Hacker News API

Written in C# ASP.NET Core 8.0

Building and running

Download .NET 8.0 SDK: https://dotnet.microsoft.com/en-us/download/dotnet/8.0

To build the API:

    cd Api
    dotnet build --configuration Release

To run the API server after successful build execute from Api directory:

    ./bin/Debug/net8.0/Api

Endpoint

There is just one endpoint: /best?n= which accepts the integer in the range <1; 200>. It will fetch the n best stories from Hacker News website and return them sorted by score in descending order with details.

The default value for n is 10;

The response is in JSON in the form:

    [
        {
            "title":        "A uBlock Origin update was rejected from the Chrome Web Store",
            "uri":          "https://github.com/uBlockOrigin/uBlock-issues/issues/745",
            "postedBy":     "ismaildonmez",
            "time":         "2019-10-12T13:43:01+00:00",
            "score":        1716,
            "commentCount": 572
        },
        { ... },
        { ... },
        { ... },
        ...
    ]

Example API calls:

    http://localhost:5000/best
    http://localhost:5000/best?n=1
    http://localhost:5000/best?n=101
    http://localhost:5000/best?n=200

You can use Tester console application from this repository for examples on how to call the API and get formatted JSON response.

Assumptions

There is an assumption that the stories don't change too often. That allows to cache them for some time - 5 sec by default.

That assumption is made only for individual stories - the list of best stories ids is always queried in its entirety periodically - 1 sec by default.

The downsize of that is that the data you are getting from this API might be old. How old? It depends how long it takes to fetch it from the HackerNews API which is quite inconsistent and sometimes the data fetch takes less then a second and other times it takes a couple of seconds. Typically it is around 1-2 seconds tho. So taking that into account - and the delay between data fetches which is coded to 1 second - the data you fetch from the /best endpoint will be typically 2 seconds old.
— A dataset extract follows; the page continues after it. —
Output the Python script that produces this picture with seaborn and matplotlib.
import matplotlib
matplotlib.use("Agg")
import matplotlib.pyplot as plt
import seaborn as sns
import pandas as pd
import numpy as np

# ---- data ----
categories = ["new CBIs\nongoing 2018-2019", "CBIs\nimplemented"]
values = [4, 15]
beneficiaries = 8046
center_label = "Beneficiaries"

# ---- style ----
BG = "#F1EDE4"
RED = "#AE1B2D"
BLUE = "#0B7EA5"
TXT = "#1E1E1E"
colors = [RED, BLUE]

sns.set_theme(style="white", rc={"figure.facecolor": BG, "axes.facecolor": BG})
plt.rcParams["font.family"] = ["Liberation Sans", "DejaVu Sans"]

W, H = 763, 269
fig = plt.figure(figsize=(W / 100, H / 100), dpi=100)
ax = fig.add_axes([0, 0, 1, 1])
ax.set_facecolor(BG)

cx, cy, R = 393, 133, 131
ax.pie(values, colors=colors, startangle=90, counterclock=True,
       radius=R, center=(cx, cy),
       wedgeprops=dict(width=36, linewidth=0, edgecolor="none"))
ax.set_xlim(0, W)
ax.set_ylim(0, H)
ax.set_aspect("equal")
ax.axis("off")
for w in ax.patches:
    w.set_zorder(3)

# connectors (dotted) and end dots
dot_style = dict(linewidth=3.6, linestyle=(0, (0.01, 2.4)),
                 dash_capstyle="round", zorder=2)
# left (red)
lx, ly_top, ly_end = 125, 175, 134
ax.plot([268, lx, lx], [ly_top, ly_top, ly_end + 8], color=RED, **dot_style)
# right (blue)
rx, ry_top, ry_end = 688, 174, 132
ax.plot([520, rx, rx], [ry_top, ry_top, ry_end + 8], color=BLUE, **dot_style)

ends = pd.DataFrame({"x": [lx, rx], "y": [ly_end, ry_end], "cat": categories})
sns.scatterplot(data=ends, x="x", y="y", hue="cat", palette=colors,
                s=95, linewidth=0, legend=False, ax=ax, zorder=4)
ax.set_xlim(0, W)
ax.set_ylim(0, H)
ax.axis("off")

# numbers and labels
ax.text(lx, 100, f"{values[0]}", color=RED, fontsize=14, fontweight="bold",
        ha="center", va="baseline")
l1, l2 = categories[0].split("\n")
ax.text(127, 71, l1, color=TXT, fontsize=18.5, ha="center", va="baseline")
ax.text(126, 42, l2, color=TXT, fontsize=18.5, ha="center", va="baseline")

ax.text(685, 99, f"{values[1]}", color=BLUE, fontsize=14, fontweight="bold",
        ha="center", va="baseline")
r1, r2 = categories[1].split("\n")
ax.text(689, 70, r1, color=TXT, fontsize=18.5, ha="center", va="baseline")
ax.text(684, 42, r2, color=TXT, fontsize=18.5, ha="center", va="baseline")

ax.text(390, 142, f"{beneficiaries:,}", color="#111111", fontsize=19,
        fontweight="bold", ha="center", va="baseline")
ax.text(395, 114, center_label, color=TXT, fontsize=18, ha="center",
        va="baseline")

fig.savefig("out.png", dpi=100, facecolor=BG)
Which for the discussion aggregation website is totally fine in my opinion as the only thing that changes the output of the /beststories API are the user posts and interactions - and humans are quite slow.

Possible enhancements

The next thing which I would do would be to profile the code. Also I would set up a proper testing environment to do proper throughput and latency tests and to establish a base performance metrics on which I could base further changes.
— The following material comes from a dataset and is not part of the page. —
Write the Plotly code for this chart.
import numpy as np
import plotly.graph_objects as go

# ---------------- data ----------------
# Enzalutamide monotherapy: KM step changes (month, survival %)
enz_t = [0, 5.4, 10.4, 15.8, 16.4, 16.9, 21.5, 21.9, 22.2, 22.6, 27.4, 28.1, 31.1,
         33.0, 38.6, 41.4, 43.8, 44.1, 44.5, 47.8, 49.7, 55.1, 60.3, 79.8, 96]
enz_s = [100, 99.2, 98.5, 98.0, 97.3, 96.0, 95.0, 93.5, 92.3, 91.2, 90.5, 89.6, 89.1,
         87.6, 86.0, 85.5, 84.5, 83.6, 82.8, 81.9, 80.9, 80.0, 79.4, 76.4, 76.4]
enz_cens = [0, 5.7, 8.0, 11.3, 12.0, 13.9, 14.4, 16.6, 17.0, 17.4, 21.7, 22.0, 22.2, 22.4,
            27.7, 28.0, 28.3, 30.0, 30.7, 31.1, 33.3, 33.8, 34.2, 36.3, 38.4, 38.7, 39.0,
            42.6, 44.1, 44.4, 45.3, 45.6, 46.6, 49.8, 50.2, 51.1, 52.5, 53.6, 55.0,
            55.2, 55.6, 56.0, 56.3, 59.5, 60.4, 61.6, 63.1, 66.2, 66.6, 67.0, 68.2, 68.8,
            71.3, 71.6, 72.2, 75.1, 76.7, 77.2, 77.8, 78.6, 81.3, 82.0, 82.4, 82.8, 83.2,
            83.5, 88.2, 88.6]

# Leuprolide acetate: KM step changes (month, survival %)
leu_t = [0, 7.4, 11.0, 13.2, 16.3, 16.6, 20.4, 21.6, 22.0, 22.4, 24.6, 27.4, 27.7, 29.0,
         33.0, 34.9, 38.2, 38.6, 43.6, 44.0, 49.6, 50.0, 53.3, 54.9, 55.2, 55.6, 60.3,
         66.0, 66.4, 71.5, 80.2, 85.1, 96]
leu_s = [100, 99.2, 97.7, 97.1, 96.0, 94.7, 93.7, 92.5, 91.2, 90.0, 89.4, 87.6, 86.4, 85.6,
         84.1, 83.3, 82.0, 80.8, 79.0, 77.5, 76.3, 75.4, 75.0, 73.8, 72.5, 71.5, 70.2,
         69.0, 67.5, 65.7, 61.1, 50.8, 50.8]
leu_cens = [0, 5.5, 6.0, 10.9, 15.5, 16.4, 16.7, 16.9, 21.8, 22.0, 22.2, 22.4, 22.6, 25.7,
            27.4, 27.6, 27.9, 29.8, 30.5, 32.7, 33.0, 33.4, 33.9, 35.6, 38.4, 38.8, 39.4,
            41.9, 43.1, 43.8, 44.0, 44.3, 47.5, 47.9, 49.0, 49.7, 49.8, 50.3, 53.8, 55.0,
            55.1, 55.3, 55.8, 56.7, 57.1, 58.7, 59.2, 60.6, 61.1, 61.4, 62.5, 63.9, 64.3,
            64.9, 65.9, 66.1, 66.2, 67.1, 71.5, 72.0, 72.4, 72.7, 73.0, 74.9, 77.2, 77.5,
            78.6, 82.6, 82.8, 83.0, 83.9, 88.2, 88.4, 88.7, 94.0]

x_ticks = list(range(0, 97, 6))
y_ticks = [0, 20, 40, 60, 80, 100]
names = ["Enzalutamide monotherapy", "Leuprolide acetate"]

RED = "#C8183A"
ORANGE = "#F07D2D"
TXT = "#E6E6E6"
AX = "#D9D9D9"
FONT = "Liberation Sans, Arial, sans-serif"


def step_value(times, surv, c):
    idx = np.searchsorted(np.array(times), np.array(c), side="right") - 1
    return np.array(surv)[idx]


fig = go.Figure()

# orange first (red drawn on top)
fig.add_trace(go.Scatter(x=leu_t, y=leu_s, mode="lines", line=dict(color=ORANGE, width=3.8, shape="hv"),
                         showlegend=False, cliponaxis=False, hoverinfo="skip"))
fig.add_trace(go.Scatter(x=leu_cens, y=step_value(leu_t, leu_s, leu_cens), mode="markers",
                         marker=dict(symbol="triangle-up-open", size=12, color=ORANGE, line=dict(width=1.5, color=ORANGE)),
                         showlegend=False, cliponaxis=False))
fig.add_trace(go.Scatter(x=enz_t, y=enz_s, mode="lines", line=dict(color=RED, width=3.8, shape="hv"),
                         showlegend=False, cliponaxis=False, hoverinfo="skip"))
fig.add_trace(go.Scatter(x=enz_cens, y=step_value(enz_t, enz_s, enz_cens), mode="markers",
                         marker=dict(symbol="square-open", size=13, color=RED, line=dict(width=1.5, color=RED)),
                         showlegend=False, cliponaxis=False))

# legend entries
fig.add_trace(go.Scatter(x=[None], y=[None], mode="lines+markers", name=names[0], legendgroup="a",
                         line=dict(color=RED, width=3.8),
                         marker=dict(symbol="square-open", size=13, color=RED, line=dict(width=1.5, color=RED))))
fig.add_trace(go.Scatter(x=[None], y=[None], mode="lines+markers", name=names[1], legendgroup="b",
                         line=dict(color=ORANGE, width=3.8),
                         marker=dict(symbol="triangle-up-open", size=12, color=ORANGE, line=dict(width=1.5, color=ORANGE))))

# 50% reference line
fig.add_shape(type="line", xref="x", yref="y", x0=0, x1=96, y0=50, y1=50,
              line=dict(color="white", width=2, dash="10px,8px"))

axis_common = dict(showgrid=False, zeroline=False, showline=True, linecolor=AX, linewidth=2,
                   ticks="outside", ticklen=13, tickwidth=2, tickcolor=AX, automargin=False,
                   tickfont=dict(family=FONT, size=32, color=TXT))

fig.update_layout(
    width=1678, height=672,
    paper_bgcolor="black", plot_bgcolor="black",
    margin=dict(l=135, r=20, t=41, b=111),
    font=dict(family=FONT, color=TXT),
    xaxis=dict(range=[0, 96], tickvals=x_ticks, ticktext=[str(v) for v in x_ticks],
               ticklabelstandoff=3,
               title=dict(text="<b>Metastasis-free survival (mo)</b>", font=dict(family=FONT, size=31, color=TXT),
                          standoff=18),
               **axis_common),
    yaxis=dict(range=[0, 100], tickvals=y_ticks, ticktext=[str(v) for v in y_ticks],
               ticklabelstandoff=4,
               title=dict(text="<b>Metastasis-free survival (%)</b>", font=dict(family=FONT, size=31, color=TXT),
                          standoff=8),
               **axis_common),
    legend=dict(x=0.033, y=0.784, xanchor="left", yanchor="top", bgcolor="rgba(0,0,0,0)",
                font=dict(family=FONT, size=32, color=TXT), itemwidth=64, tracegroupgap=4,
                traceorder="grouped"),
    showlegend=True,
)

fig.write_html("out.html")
Additionally to profiling the server code I would look into the network 'cause there is something weird going one with how inconsistent are response times from the HackerNews API and I would like to have them improved when fetching data.

In the code itself I would also make it so that the API calls which ask just for 1 or two stories don't have to wait for the entire fetch of the 200 stories. Right now for the simplicity all the stories are fetched and only after all the stories are fetched they are made available for the clients calling the API (see the _stories = stories; line in the HackerNewsService.cs). That was easy to work with but that's something which could be improved.

Rest of the implementation changes would be dictated by the profiling outcome.


a side note: I would also just scrap the data directly from the website instead of using the API as that would allow me to limit the number of necessary calls from 201 to just 7.